Scène I
La Grange, Du Croisy
Du Croisy
Seigneur la Grange…
La Grange
Quoi ?
Du Croisy
Regardez-moi un peu sans rire.
La Grange
Eh bien ?
Du Croisy
Que dites-vous de notre visite ? en êtes-vous fort satisfait ?
La Grange
A votre avis, avons-nous sujet de l’être tous deux ?
Du Croisy
Pas tout à fait, à dire vrai.
La Grange
Pour moi, je vous avoue que j’en suis tout scandalisé. A-t-on jamais vu, dites-moi, deux pecques provinciales faire plus les renchéries que celles-là, et deux hommes traités avec plus de mépris que nous ? A peine ont-elles pu se résoudre à nous faire donner des siéges. Je n’ai jamais vu tant parler à l’oreille qu’elles ont fait entre elles, tant bâiller, tant se frotter les yeux, et demander tant de fois : « Quelle heure est-il ? » Ont-elles répondu que oui et non à tout ce que nous avons pu leur dire ? Et ne m’avouerez-vous pas enfin que, quand nous aurions été les dernières personnes du monde, on ne pouvoit nous faire pis qu’elles ont fait ?
Du Croisy
Il me semble que vous prenez la chose fort à coeur.
La Grange
Sans doute, je l’y prends, et de telle façon, que je veux me venger de cette impertinence. Je connois ce qui nous a fait mépriser. L’air précieux n’a pas seulement infecté Paris, il s’est aussi répandu dans les provinces, et nos donzelles ridicules en ont humé leur bonne part.
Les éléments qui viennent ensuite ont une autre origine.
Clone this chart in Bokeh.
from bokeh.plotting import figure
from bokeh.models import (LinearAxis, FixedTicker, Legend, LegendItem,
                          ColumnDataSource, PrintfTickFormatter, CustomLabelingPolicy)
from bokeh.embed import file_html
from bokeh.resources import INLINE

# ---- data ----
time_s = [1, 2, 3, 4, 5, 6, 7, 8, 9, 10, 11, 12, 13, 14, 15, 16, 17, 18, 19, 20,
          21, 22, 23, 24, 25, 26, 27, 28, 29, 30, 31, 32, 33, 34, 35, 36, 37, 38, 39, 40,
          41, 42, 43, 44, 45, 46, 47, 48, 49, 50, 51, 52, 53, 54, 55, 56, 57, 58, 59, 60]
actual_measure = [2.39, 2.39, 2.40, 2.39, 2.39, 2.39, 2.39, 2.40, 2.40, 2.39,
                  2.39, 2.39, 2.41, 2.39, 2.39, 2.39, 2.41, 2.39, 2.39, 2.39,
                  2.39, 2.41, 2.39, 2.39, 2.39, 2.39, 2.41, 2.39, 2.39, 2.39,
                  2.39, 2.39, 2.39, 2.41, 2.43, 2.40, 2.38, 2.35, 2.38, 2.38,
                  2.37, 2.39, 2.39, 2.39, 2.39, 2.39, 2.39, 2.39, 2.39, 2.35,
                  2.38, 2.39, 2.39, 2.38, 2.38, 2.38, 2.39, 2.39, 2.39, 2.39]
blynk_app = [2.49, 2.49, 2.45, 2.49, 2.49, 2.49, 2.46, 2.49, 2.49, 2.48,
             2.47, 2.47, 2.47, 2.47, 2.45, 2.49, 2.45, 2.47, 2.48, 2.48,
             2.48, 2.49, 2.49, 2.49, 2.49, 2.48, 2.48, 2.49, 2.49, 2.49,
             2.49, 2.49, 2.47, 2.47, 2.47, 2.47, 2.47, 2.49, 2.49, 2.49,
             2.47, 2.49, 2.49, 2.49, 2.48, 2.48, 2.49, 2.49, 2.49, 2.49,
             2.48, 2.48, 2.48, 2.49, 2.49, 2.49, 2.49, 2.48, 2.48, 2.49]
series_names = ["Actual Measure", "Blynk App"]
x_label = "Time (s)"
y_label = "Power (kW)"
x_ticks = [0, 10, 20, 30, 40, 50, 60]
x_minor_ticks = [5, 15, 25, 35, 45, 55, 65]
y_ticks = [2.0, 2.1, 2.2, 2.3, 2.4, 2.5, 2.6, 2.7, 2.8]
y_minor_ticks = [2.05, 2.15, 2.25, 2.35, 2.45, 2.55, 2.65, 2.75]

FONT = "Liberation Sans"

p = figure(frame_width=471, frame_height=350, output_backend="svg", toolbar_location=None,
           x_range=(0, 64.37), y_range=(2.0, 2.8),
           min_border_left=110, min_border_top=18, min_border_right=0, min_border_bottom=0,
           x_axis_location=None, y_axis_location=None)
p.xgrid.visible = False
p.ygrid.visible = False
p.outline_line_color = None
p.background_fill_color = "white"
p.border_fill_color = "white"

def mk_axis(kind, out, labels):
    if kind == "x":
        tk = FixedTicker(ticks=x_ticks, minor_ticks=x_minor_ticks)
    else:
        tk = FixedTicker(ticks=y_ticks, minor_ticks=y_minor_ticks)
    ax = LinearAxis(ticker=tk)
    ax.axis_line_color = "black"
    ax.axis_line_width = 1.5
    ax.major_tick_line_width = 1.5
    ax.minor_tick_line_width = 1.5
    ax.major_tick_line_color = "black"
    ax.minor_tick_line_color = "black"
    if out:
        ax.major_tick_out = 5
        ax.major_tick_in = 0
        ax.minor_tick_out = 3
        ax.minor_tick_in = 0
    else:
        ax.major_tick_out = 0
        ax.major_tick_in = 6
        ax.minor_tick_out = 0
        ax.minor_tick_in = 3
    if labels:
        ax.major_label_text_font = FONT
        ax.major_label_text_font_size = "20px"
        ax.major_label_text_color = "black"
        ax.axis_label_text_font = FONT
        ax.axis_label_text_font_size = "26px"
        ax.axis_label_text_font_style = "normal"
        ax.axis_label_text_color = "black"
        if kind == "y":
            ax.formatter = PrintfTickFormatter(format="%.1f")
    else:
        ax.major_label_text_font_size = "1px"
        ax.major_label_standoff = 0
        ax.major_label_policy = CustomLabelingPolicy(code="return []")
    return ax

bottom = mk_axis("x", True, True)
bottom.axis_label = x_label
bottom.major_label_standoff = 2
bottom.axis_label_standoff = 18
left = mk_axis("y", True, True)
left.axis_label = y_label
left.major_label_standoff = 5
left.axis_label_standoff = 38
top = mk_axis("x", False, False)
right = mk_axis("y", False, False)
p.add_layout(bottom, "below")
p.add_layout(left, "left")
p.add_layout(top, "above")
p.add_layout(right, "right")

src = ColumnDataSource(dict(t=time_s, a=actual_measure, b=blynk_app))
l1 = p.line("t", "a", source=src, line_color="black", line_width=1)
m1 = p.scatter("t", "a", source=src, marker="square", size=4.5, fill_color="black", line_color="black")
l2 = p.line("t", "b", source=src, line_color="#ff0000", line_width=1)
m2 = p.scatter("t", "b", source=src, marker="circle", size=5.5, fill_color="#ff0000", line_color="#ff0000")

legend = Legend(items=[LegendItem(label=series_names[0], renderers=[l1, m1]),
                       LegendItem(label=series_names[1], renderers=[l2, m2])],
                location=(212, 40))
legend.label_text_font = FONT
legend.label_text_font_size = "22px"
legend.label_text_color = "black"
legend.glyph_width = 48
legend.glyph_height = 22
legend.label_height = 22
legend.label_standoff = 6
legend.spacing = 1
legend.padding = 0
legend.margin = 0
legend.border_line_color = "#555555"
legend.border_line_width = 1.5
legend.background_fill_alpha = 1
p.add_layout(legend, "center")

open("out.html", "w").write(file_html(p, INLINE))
En un mot, c’est un ambigu de précieuse et de coquette que leur personne. Je vois ce qu’il faut être pour en être bien reçu ; et si vous m’en croyez, nous leur jouerons tous deux une pièce qui leur fera voir leur sottise, et pourra leur apprendre à connoître un peu mieux leur monde.
Du Croisy
Et comment encore ?
La Grange
J’ai un certain valet, nommé Mascarille, qui passe, au sentiment de beaucoup de gens, pour une manière de bel esprit ; car il n’y a rien à meilleur marché que le bel esprit maintenant. C’est un extravagant, qui s’est mis dans la tête de vouloir faire l’homme de condition. Il se pique ordinairement de galanterie et de vers, et dédaigne les autres valets, jusqu’à les appeler brutaux.
Du Croisy
Eh bien ! qu’en prétendez-vous faire ?
La Grange
Ce que j’en prétends faire ? Il faut… Mais sortons d’ici auparavant.
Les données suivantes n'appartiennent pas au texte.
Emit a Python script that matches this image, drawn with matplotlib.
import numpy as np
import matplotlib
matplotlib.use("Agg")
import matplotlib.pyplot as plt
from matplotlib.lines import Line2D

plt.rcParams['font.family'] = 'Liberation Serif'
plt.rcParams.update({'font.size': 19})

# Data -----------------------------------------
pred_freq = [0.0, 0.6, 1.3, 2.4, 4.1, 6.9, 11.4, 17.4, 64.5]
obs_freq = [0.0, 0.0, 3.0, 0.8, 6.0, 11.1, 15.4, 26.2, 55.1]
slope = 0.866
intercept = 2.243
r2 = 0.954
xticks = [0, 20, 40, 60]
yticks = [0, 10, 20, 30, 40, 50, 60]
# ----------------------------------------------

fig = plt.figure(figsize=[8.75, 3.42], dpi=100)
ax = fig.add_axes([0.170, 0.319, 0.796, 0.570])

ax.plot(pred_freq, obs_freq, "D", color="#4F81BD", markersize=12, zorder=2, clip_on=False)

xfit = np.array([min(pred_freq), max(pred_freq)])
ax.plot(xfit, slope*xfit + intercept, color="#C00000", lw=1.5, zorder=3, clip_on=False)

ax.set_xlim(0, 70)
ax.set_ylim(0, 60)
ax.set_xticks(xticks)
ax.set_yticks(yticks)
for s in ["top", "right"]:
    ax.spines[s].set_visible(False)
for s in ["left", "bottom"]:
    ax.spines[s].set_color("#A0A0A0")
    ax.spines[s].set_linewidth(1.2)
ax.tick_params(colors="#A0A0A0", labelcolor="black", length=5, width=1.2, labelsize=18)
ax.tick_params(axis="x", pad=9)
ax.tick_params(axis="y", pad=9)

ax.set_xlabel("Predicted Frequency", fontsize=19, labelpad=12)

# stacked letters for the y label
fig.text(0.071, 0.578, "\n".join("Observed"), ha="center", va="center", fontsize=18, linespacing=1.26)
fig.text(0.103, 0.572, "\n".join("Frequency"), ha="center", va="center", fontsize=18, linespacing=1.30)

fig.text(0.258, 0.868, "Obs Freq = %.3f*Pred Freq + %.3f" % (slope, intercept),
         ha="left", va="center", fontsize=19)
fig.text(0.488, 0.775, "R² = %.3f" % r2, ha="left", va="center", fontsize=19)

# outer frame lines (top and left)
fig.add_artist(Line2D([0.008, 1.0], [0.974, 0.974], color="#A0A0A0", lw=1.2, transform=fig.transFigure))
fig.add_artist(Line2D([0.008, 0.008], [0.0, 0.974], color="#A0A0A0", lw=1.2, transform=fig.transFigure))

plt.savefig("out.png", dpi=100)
LES PRÉCIEUSES RIDICULES – MOLIÈRE > SCÈNE II
Scène II
Gorgibus, du Croisy, La Grange
Gorgibus
Eh bien ! vous avez vu ma nièce et ma fille : les affaires iront-elles bien ? Quel est le résultat de cette visite ?
La Grange
C’est une chose que vous pourrez mieux apprendre d’elles que de nous. Tout ce que nous pouvons vous dire, c’est que nous vous rendons grâce de la faveur que vous nous avez faite, et demeurons vos très-humbles serviteurs.
Gorgibus
Ouais ! il semble qu’ils sortent mal satisfaits d’ici. D’où pourroit venir leur mécontentement ? Il faut savoir un peu ce que c’est. Holà !
LES PRÉCIEUSES RIDICULES – MOLIÈRE > SCÈNE III
Scène III
Marotte, Gorgibus
Marotte
Que désirez-vous, Monsieur ?
Gorgibus
Où sont vos maîtresses ?
Marotte
Dans leur cabinet.
Gorgibus
Que font-elles ?
Marotte
De la pommade pour les lèvres.
Gorgibus
C’est trop pommadé. Dites-leur qu’elles descendent. Ces pendardes-là, avec leur pommade, ont, je pense, envie de me ruiner. Je ne vois partout que blancs d’oeufs, lait virginal, et mille autres brimborions que je ne connois point. Elles ont usé, depuis que nous sommes ici, le lard d’une douzaine de cochons, pour le moins, et quatre valets vivroient tous les jours des pieds de mouton qu’elles emploient.